> Given records:

**********

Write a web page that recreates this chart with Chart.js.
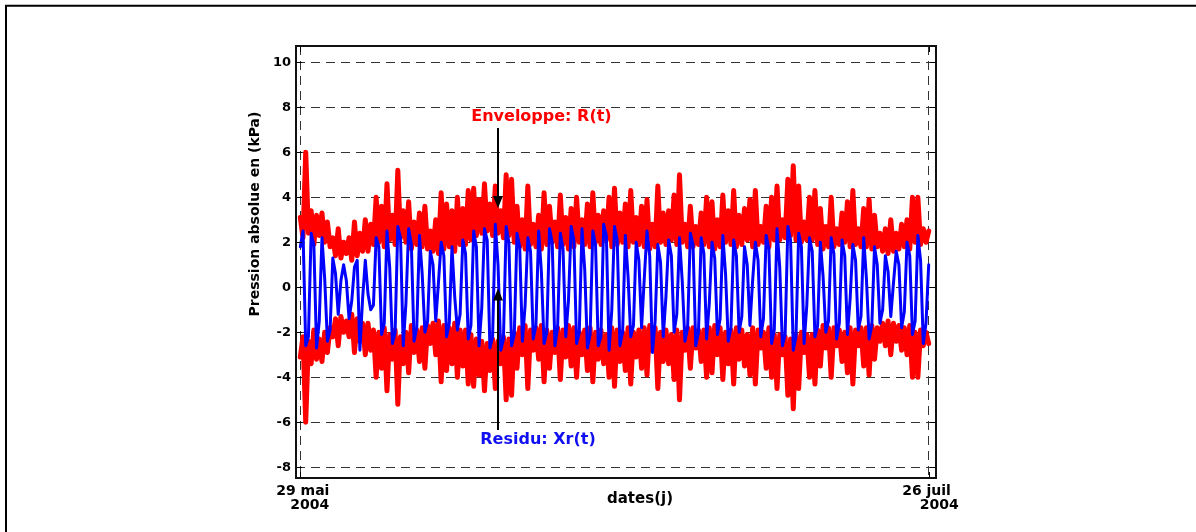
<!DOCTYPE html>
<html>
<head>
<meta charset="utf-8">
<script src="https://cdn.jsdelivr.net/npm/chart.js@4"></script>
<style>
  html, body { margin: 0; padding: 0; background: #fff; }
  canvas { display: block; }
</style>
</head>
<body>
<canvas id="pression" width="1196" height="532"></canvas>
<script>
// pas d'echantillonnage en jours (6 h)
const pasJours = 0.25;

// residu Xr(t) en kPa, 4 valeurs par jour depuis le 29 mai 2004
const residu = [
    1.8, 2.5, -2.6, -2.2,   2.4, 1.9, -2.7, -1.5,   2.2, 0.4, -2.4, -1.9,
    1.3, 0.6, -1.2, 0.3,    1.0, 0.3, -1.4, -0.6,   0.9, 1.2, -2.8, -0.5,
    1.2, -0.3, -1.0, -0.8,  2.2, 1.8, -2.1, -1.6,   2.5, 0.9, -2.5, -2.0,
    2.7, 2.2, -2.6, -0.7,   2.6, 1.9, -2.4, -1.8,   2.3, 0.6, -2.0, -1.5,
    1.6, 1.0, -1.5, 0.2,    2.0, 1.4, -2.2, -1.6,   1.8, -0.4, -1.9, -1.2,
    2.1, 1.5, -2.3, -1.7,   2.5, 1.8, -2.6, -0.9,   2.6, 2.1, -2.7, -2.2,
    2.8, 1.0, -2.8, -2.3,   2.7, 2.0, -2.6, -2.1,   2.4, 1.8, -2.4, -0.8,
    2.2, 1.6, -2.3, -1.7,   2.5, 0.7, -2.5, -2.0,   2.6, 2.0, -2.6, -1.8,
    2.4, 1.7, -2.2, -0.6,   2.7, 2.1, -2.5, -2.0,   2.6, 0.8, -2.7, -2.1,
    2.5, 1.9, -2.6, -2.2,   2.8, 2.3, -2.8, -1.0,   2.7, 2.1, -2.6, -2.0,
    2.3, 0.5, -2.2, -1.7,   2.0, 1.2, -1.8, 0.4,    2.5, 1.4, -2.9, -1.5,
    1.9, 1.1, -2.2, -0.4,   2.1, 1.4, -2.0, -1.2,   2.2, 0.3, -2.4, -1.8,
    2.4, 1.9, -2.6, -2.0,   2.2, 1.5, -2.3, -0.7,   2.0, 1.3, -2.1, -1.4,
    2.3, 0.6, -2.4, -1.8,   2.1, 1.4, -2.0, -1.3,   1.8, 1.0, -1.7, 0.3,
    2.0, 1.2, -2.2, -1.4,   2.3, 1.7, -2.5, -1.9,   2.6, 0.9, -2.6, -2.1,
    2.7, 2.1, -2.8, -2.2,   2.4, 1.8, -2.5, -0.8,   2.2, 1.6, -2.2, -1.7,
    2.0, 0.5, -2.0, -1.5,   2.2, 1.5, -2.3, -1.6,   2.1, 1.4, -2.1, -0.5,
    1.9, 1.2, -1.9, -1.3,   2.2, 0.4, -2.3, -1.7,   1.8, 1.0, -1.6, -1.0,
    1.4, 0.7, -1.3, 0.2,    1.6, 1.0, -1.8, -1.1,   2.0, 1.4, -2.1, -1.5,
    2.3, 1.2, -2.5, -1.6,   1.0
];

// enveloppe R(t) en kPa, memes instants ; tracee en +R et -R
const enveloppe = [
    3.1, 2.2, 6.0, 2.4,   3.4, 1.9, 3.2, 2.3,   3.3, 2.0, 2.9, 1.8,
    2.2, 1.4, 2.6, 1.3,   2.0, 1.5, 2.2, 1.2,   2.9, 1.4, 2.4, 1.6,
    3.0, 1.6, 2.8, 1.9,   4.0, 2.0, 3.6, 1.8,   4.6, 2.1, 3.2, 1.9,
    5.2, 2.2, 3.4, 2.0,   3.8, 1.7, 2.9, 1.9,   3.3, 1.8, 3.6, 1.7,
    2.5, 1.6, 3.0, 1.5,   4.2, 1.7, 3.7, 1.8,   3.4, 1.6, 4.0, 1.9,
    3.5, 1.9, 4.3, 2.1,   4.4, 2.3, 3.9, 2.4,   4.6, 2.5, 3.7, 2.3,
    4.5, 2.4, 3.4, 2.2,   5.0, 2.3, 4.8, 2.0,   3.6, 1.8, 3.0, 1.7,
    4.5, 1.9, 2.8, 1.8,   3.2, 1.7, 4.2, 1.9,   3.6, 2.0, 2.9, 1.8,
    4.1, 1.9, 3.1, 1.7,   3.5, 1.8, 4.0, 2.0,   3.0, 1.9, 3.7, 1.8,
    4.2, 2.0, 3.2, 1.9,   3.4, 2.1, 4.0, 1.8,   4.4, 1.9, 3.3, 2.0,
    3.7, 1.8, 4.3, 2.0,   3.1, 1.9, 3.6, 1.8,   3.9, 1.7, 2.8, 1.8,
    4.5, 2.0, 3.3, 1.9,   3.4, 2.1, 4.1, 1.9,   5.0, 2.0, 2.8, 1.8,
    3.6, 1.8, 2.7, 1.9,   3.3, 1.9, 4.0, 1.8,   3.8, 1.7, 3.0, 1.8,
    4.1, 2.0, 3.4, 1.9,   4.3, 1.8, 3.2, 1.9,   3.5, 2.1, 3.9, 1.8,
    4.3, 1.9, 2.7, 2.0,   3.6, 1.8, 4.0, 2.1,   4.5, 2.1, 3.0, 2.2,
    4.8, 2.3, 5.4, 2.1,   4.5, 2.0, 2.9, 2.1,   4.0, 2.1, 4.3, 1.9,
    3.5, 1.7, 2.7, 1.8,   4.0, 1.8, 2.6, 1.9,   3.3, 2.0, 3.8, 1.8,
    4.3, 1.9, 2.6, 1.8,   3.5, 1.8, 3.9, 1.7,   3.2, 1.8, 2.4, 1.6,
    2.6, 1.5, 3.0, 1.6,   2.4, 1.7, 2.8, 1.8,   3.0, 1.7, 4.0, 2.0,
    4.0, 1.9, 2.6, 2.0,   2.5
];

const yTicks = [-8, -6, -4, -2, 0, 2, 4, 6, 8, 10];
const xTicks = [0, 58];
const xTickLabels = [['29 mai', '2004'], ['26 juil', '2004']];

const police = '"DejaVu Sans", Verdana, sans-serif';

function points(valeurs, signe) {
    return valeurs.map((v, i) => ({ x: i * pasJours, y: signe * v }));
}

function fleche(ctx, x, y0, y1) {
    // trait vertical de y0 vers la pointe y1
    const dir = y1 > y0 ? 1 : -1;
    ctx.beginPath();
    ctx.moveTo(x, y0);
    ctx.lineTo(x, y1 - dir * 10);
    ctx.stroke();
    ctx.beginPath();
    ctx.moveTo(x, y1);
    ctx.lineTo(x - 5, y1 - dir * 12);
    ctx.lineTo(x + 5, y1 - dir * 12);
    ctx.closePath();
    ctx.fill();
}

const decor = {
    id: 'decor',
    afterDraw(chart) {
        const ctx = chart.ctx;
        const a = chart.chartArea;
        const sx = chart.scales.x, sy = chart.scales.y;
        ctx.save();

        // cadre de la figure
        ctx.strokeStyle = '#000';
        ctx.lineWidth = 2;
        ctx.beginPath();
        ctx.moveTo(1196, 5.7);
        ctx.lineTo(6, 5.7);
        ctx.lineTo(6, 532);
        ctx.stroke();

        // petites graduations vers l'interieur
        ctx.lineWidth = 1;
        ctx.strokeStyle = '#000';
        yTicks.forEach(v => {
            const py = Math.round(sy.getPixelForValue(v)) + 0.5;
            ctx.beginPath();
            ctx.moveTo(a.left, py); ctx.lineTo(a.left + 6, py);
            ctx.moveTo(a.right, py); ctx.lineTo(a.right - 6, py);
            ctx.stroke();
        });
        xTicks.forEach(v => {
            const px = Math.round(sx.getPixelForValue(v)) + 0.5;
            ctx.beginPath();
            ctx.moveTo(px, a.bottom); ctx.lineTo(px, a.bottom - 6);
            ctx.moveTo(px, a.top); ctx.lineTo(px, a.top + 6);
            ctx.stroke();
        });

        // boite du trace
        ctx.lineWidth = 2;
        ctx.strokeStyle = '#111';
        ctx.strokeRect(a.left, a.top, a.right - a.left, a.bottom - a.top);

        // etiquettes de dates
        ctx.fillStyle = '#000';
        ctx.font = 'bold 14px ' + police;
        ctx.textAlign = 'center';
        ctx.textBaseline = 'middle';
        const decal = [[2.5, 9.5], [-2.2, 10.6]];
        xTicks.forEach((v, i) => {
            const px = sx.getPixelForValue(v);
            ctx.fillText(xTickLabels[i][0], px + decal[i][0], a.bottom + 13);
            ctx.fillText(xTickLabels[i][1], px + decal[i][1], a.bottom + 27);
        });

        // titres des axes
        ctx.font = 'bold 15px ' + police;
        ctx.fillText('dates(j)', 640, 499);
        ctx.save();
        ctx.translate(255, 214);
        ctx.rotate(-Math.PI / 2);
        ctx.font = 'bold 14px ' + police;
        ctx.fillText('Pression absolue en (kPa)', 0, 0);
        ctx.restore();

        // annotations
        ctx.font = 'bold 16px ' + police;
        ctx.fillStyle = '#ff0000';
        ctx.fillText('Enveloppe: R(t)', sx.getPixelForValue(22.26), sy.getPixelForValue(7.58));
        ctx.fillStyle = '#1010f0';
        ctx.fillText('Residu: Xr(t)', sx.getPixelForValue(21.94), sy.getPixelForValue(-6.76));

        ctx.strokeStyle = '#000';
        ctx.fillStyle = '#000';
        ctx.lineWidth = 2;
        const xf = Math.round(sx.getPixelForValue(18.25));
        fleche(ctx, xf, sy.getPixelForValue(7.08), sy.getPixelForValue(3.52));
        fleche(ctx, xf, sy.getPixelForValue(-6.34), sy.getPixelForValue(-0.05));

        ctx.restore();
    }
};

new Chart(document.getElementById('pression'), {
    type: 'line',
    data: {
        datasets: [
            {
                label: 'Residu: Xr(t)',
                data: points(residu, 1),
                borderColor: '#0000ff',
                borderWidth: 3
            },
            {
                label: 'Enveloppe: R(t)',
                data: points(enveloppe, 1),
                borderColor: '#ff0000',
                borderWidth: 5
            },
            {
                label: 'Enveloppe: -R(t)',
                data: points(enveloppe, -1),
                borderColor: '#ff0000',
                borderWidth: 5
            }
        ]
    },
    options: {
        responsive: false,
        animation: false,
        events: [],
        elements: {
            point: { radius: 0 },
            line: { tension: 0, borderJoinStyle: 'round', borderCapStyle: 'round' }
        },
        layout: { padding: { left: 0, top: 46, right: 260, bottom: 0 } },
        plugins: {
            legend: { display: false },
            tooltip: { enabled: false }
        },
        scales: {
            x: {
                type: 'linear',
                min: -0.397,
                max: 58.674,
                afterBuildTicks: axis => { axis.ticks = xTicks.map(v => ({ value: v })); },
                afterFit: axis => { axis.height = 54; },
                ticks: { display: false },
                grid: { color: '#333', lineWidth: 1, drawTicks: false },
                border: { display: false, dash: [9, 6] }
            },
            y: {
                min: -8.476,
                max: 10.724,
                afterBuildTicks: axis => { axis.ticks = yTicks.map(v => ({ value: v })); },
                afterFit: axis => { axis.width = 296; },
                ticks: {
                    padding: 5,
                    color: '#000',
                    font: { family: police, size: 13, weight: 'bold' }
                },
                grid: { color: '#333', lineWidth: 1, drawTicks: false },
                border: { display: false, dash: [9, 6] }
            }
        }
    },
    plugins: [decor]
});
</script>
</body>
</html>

**********

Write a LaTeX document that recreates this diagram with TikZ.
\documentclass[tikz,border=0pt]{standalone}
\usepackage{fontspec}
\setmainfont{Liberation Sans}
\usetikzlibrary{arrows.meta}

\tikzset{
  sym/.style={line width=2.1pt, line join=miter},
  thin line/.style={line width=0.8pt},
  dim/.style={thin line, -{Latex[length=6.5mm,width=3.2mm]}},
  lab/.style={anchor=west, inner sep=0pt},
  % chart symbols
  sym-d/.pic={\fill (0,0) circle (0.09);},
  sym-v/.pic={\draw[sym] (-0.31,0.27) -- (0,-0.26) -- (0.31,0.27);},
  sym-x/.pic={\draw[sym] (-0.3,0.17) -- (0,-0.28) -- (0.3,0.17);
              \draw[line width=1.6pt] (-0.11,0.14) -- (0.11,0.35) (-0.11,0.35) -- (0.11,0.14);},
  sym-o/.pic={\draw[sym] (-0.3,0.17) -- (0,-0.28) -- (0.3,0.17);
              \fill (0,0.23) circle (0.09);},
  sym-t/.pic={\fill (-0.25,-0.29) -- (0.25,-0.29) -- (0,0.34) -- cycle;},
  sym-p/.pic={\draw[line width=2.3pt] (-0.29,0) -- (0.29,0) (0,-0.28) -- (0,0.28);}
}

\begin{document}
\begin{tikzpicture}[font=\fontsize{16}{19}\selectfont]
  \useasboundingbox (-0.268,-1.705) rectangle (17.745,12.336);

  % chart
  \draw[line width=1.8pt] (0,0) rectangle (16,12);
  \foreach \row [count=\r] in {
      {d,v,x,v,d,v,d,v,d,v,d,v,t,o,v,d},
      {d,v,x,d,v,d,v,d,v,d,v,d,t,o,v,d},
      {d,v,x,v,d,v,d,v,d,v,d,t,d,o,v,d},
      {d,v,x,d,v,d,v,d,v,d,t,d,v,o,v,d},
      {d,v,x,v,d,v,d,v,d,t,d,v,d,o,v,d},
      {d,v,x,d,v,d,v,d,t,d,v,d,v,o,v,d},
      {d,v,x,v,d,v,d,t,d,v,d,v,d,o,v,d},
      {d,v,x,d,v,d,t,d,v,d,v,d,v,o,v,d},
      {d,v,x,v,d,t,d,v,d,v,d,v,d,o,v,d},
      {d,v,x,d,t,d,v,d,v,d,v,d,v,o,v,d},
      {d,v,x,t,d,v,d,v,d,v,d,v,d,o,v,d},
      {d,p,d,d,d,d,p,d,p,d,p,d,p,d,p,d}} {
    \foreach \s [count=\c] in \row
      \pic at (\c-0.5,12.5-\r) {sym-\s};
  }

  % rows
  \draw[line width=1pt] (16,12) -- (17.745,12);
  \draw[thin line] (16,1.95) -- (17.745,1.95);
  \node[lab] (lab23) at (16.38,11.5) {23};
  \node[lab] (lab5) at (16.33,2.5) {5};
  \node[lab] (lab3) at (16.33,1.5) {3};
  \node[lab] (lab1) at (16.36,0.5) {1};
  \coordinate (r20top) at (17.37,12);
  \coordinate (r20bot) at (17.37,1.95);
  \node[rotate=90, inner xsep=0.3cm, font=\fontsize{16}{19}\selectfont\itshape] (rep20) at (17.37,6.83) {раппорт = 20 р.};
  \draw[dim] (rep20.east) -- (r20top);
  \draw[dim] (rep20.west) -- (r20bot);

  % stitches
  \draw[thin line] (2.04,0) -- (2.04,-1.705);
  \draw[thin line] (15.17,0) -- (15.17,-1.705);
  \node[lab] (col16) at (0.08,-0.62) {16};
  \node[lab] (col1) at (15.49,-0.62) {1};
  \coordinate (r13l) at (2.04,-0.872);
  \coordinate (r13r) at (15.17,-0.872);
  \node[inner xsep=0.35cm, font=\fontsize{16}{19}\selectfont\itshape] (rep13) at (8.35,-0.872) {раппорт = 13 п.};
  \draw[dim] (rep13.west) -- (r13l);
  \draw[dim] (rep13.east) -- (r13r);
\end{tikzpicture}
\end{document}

**********

> Requirements: Using the entries above, transcribe every line from the line containing "Write a web" through the line containing "const pasJours = 0.25;". Do not copy pictures.

> Output of the task:
Write a web page that recreates this chart with Chart.js.
<!DOCTYPE html>
<html>
<head>
<meta charset="utf-8">
<script src="https://cdn.jsdelivr.net/npm/chart.js@4"></script>
<style>
  html, body { margin: 0; padding: 0; background: #fff; }
  canvas { display: block; }
</style>
</head>
<body>
<canvas id="pression" width="1196" height="532"></canvas>
<script>
// pas d'echantillonnage en jours (6 h)
const pasJours = 0.25;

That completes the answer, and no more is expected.